Professor Emeritus of Behavioral Neuroscience, School of Veterinary Medicine, University of Pennsylvania
Adrian R. Morrison is a veterinarian and professor in the department of animal biology at the University of Pennsylvania. In addition to his writings on issues in the health field, he has written a number of articles on the ethics and proper use of animals in the advancement of medical knowledge. In 1991, he received the Scientific Freedom and Responsibility Award from the American Society for the Advancement of Science. He has served as director of the program for animal research issues at the Alcohol, Drug Abuse and Mental Health Administration and the National Institute of Mental Health. He also received a MERIT Award from the National Institute of Mental Health and the 2001 Distinguished Scientist Award from the Sleep Research Society. He has a B.A. from Franklin and Marshall College, D.V.M. and M.S. from Cornell University and Ph.D. from the University of Pennsylvania.
Man’s relationship to animals has a central role in the story of civilization – past, present and future. It’s a relationship that continues to evolve. Domestication of animals was a two-way street, with both man and the animals benefiting. Throughout history, beasts have been loved, caressed, feared, starved, beaten, stuffed and ignored. During the 19th century, we evolved toward a modern view of animals. It was then that England passed the Cruelty to Animals Act – the first law giving animals some protections from cruel practices such as baiting bulls with dogs. It gave vivisection, the act of performing scientific experiments on live animals something of a pass because people could see the research was doing something for them.
In the 20th Century, we saw the animal rights/ animal liberation movement come into being. The dramatic shift in the population away from farms had the effect of reducing animal awareness to the relationship people had with their pets. In 1975, Peter Singer authored “Animal Liberation” which, among other things, drew philosophically from the liberation movements that pervaded society in the 1960’s. By 1983, it was obvious how radicalized the movement had become when Ingrid Newkirk, National Director of People for the Ethical Treatment of Animals (PETA) equated the lives of animals with humans when she said, “Six million Jews died in concentration camps but six billion broiler chickens will die this year in slaughter houses.” Newkirk explained that animal liberationists do not separate out the human animal so there is no rational basis for saying that a human being has special rights. In other words, a rat is a pig is a dog is a boy.
In the 1990’s, Michael W. Fox, a former vice president of the Humane Society of the United States took this logic a step farther, saying that the life of an ant and the life of his child should be given equal consideration. Joining this chorus was the Animal Liberation Front which suggested killing doctors involved with animal testing to save the lives of animals. From 1981 to 2005, there were 836 incidents of extremist action against biomedical research and associated industries that caused $200 million in damages and included arson, bombing, vandalism, demonstrations and boycotts.

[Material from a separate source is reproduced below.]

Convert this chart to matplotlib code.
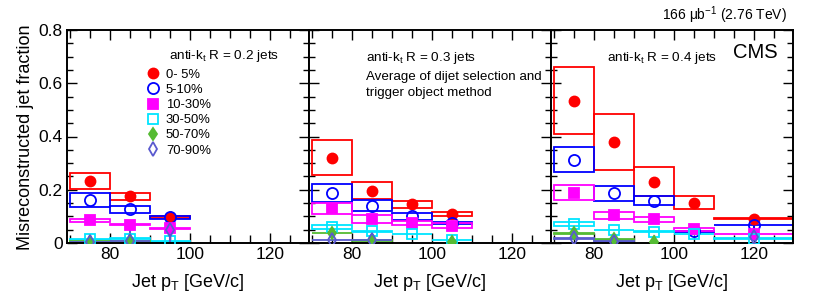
import numpy as np
import matplotlib
matplotlib.use("Agg")
import matplotlib.pyplot as plt
from matplotlib.patches import Rectangle
from matplotlib.lines import Line2D
from matplotlib.ticker import MultipleLocator, FixedLocator

plt.rcParams['font.family'] = ['Liberation Sans', 'DejaVu Sans']
plt.rcParams['mathtext.fontset'] = 'custom'
plt.rcParams['mathtext.rm'] = 'Liberation Sans'
plt.rcParams['mathtext.it'] = 'Liberation Sans'

# ---------------- data ----------------
centralities = ["0- 5%", "5-10%", "10-30%", "30-50%", "50-70%", "70-90%"]
colors = ["#ff0000", "#0000ff", "#ff00ff", "#00e5ff", "#55bb33", "#5a5acf"]
markers = ["o", "o", "s", "s", "d", "d"]
filled = [True, False, True, False, True, False]
msizes = [7.2, 8.0, 6.8, 7.2, 6.5, 7.0]

# R = 0.2
pt_02 = [75, 85, 95]
hw_02 = [5, 5, 5]
val_02 = [
    [0.233, 0.175, 0.098],
    [0.162, 0.126, 0.096],
    [0.085, 0.068, 0.055],
    [0.014, 0.016, 0.006],
    [0.005, 0.006, np.nan],
    [0.004, 0.008, 0.050],
]
sys_02 = [
    [0.031, 0.014, 0.003],
    [0.025, 0.012, 0.005],
    [0.007, 0.002, 0.001],
    [0.002, 0.002, 0.001],
    [0.001, 0.001, 0.0],
    [0.001, 0.001, 0.0],
]
stat_02 = [
    [0, 0, 0],
    [0, 0, 0],
    [0, 0, 0],
    [0, 0, 0],
    [0, 0, 0],
    [0, 0.05, 0.045],
]

# R = 0.3
pt_03 = [75, 85, 95, 105]
hw_03 = [5, 5, 5, 5]
val_03 = [
    [0.320, 0.197, 0.145, 0.110],
    [0.187, 0.140, 0.100, 0.075],
    [0.130, 0.090, 0.075, 0.065],
    [0.060, 0.044, 0.034, 0.011],
    [0.037, 0.010, np.nan, 0.005],
    [0.011, 0.011, np.nan, np.nan],
]
sys_03 = [
    [0.065, 0.032, 0.014, 0.008],
    [0.033, 0.020, 0.012, 0.004],
    [0.020, 0.014, 0.009, 0.009],
    [0.006, 0.001, 0.001, 0.001],
    [0.001, 0.001, 0.0, 0.0],
    [0.001, 0.001, 0.0, 0.0],
]
stat_03 = [[0] * 4 for _ in range(6)]

# R = 0.4
pt_04 = [75, 85, 95, 105, 120]
hw_04 = [5, 5, 5, 5, 10]
val_04 = [
    [0.535, 0.381, 0.230, 0.152, 0.092],
    [0.312, 0.187, 0.159, 0.044, 0.068],
    [0.189, 0.105, 0.089, 0.052, 0.034],
    [0.071, 0.049, 0.043, 0.034, 0.016],
    [0.036, 0.014, 0.004, np.nan, np.nan],
    [0.017, 0.005, np.nan, np.nan, 0.024],
]
sys_04 = [
    [0.125, 0.105, 0.054, 0.024, 0.001],
    [0.047, 0.028, 0.018, 0.002, 0.001],
    [0.027, 0.013, 0.009, 0.006, 0.001],
    [0.006, 0.001, 0.001, 0.001, 0.001],
    [0.001, 0.001, 0.0, 0.0, 0.0],
    [0.001, 0.001, 0.0, 0.0, 0.0],
]
stat_04 = [
    [0, 0, 0, 0, 0],
    [0, 0, 0, 0, 0.025],
    [0, 0, 0, 0, 0],
    [0, 0, 0, 0, 0],
    [0, 0, 0, 0, 0],
    [0, 0, 0, 0, 0.018],
]

panels = [
    (pt_02, hw_02, val_02, sys_02, stat_02),
    (pt_03, hw_03, val_03, sys_03, stat_03),
    (pt_04, hw_04, val_04, sys_04, stat_04),
]

# ---------------- figure ----------------
W, H = 813, 306
fig = plt.figure(figsize=(W / 100, H / 100), dpi=100)
left_px, pw, top_px, bot_px = 67, 242, 30, 243
axes = []
for i in range(3):
    ax = fig.add_axes([(left_px + i * pw) / W, (H - bot_px) / H, pw / W, (bot_px - top_px) / H])
    axes.append(ax)

for i, (ax, (pt, hw, vals, syss, stats)) in enumerate(zip(axes, panels)):
    for k in range(6):
        c = colors[k]
        for j in range(len(pt)):
            v = vals[k][j]
            s = syss[k][j]
            if np.isnan(v) or s <= 0:
                continue
            ax.add_patch(Rectangle((pt[j] - hw[j], v - s), 2 * hw[j], 2 * s,
                                   fill=False, ec=c, lw=1.3, zorder=2))
        ax.errorbar(pt, vals[k], yerr=stats[k], fmt=markers[k], color=c,
                    ms=msizes[k], mfc=c if filled[k] else 'none', mec=c, mew=1.3,
                    elinewidth=1.5, capsize=0, zorder=3)

    ax.set_xlim(69.25, 129.75)
    ax.set_ylim(0, 0.8)
    ax.xaxis.set_major_locator(FixedLocator([80, 100, 120]))
    ax.xaxis.set_minor_locator(MultipleLocator(5))
    ax.yaxis.set_major_locator(MultipleLocator(0.2))
    ax.yaxis.set_minor_locator(MultipleLocator(0.05))
    ax.tick_params(which='both', direction='in', top=True, right=True, labelsize=12.5,
                   width=1.0, pad=3)
    ax.tick_params(which='major', length=7)
    ax.tick_params(which='minor', length=4)
    ax.tick_params(axis='x', which='minor', length=6)
    for sp in ax.spines.values():
        sp.set_linewidth(1.4)
    ax.set_yticks([0, 0.2, 0.4, 0.6, 0.8])
    if i == 0:
        ax.set_yticklabels(["0", "0.2", "0.4", "0.6", "0.8"])
    else:
        ax.set_yticklabels([])
    ax.set_xlabel("Jet p$_\\mathregular{T}$ [GeV/c]", fontsize=13, labelpad=7)

# legend (R = 0.2 panel)
handles = [Line2D([], [], ls='none', marker=markers[k], color=colors[k], ms=msizes[k],
                  mfc=colors[k] if filled[k] else 'none', mec=colors[k], mew=1.3)
           for k in range(6)]
leg = axes[0].legend(handles, centralities, loc='upper left', bbox_to_anchor=(0.325, 0.818),
                     frameon=False, fontsize=9.4, labelspacing=0.23, handlelength=1.2,
                     handletextpad=0.35, borderpad=0, borderaxespad=0)

axes[0].text(0.42, 0.876, "anti-k$_\\mathregular{t}$ R = 0.2 jets", transform=axes[0].transAxes,
             fontsize=9.7, ha='left', va='center')
axes[1].text(0.235, 0.868, "anti-k$_\\mathregular{t}$ R = 0.3 jets", transform=axes[1].transAxes,
             fontsize=9.7, ha='left', va='center')
axes[1].text(0.235, 0.780, "Average of dijet selection and", transform=axes[1].transAxes,
             fontsize=9.6, ha='left', va='center')
axes[1].text(0.235, 0.705, "trigger object method", transform=axes[1].transAxes,
             fontsize=9.6, ha='left', va='center')
axes[2].text(0.23, 0.868, "anti-k$_\\mathregular{t}$ R = 0.4 jets", transform=axes[2].transAxes,
             fontsize=9.7, ha='left', va='center')
axes[2].text(778 / W, 1 - 52.5 / H, "CMS", transform=fig.transFigure, fontsize=14.5,
             ha='right', va='center')
fig.text(787 / W, 1 - 15 / H, "166 μb$^{\\mathregular{-1}}$ (2.76 TeV)", fontsize=10,
         ha='right', va='center')
fig.text(25 / W, (H - 137) / H, "Misreconstructed jet fraction", fontsize=13,
         rotation=90, ha='center', va='center')

fig.savefig("out.png", dpi=100)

This movement has led to legislation such as the law that bans sow farrowing crates in Florida and restrictions on how veal is produced elsewhere. Fast food companies have responded to this pressure by insisting on animal welfare standards among producers with whom they contract. Ordinances in several municipalities and the state of Rhode Island now mandate the use of the term “guardian” of a pet to replace “owner”, thus conferring certain, albeit unspecified rights to animals.

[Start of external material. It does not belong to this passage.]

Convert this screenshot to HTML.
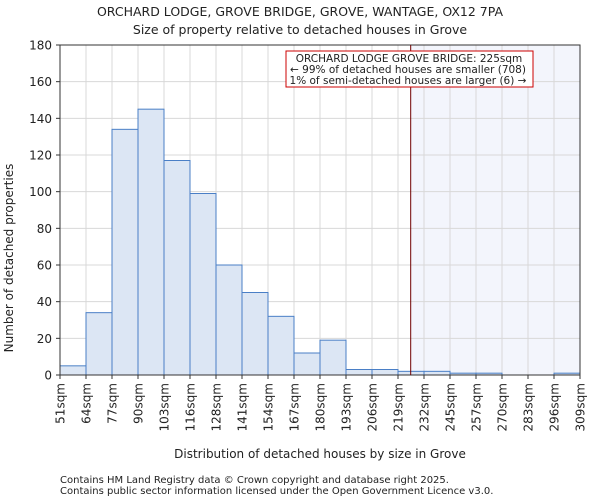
<!DOCTYPE html>
<html><head><meta charset="utf-8"><style>
body{margin:0;background:#fff;font-family:"DejaVu Sans","Liberation Sans",sans-serif}
svg text{font-family:"DejaVu Sans","Liberation Sans",sans-serif;fill:#222}
</style></head><body>
<svg id="c" width="600" height="500" xmlns="http://www.w3.org/2000/svg"></svg>
<script>
const binLabels=["51sqm","64sqm","77sqm","90sqm","103sqm","116sqm","128sqm","141sqm","154sqm","167sqm","180sqm","193sqm","206sqm","219sqm","232sqm","245sqm","257sqm","270sqm","283sqm","296sqm","309sqm"];
const counts=[5,34,134,145,117,99,60,45,32,12,19,3,3,2,2,1,1,0,0,1];
const yTicks=[0,20,40,60,80,100,120,140,160,180];
const xMin=51,xMax=309,marker=225;
const L=60,R=580,T=45,B=375,yMax=180;
const svg=document.getElementById('c');const NS='http://www.w3.org/2000/svg';
function el(t,a,p){const e=document.createElementNS(NS,t);for(const k in a)e.setAttribute(k,a[k]);(p||svg).appendChild(e);return e;}
const bw=(R-L)/counts.length;
const xi=i=>L+i*bw;
const xv=v=>L+(v-xMin)/(xMax-xMin)*(R-L);
const y=v=>B-v/yMax*(B-T);
let t=el('text',{x:300,y:16,'text-anchor':'middle','font-size':12.5});t.textContent='ORCHARD LODGE, GROVE BRIDGE, GROVE, WANTAGE, OX12 7PA';

t=el('text',{x:300,y:34,'text-anchor':'middle','font-size':12.5});t.textContent='Size of property relative to detached houses in Grove';

let h=el('rect',{x:xv(marker),y:T,width:R-xv(marker),height:B-T,fill:'#f3f5fc'});

for(let i=0;i<=counts.length;i++){el('line',{x1:xi(i),x2:xi(i),y1:T,y2:B,stroke:'#d8d8d8','stroke-width':1});}
yTicks.forEach(v=>{el('line',{x1:L,x2:R,y1:y(v),y2:y(v),stroke:'#d8d8d8','stroke-width':1});
 const tx=el('text',{x:L-8,y:y(v)+4.5,'text-anchor':'end','font-size':12});tx.textContent=v;
 
 el('line',{x1:L-4,x2:L,y1:y(v),y2:y(v),stroke:'#333'});});
counts.forEach((c,i)=>{if(c<=0)return;const r=el('rect',{x:xi(i),y:y(c),width:bw,height:B-y(c),fill:'#dce6f4',stroke:'#4a7fc6','stroke-width':1});
 });
binLabels.forEach((lb,i)=>{const X=xi(i);el('line',{x1:X,x2:X,y1:B,y2:B+4,stroke:'#333'});
 const tx=el('text',{x:0,y:0,'text-anchor':'end','font-size':12,transform:`translate(${X+4.5},${B+8}) rotate(-90)`});tx.textContent=lb;
 });
el('rect',{x:L,y:T,width:R-L,height:B-T,fill:'none',stroke:'#333','stroke-width':1});
const mx=xv(marker);let m=el('line',{x1:mx,x2:mx,y1:T,y2:B,stroke:'#700000','stroke-width':1});

const g=el('g',{});
el('rect',{x:286,y:51,width:247,height:36,fill:'#fff',stroke:'#cc0000','stroke-width':1},g);
[['ORCHARD LODGE GROVE BRIDGE: 225sqm',62,409],['← 99% of detached houses are smaller (708)',73,408],['1% of semi-detached houses are larger (6) →',84,408]].forEach(a=>{const tx=el('text',{x:a[2],y:a[1],'text-anchor':'middle','font-size':10.5},g);tx.textContent=a[0];});
t=el('text',{x:0,y:0,'text-anchor':'middle','font-size':12,transform:'translate(13,258) rotate(-90)'});t.textContent='Number of detached properties';

t=el('text',{x:320,y:458,'text-anchor':'middle','font-size':12});t.textContent='Distribution of detached houses by size in Grove';

t=el('text',{x:60,y:483,'font-size':10,fill:'#444'});t.textContent='Contains HM Land Registry data © Crown copyright and database right 2025.';

t=el('text',{x:60,y:494,'font-size':10,fill:'#444'});t.textContent='Contains public sector information licensed under the Open Government Licence v3.0.';

</script></body></html>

The animal welfare/rights groups are well-funded whereas the funding from the research and agricultural communities to respond to the challenge they pose is minor by comparison. Legal protections for those who work with animals for the betterment of society are weak. Efforts are currently underway to strengthen the Animal Enterprise Protection Act. Meanwhile, the philosophical debate goes on as to whether animals have rights. We are parents to the healthiest generation the world has ever seen – due in no small measure do to our ability to utilize animals in order to continue the medical and agricultural progress.
In an effort to provide wide-ranging views and perspectives regarding the practice of and issues surrounding agriculture, the Philadelphia Society for Promoting Agriculture (PSPA) seeks speakers representing a variety of perspectives. The statements and opinions they present are strictly their own and do not necessarily represent the views of PSPA.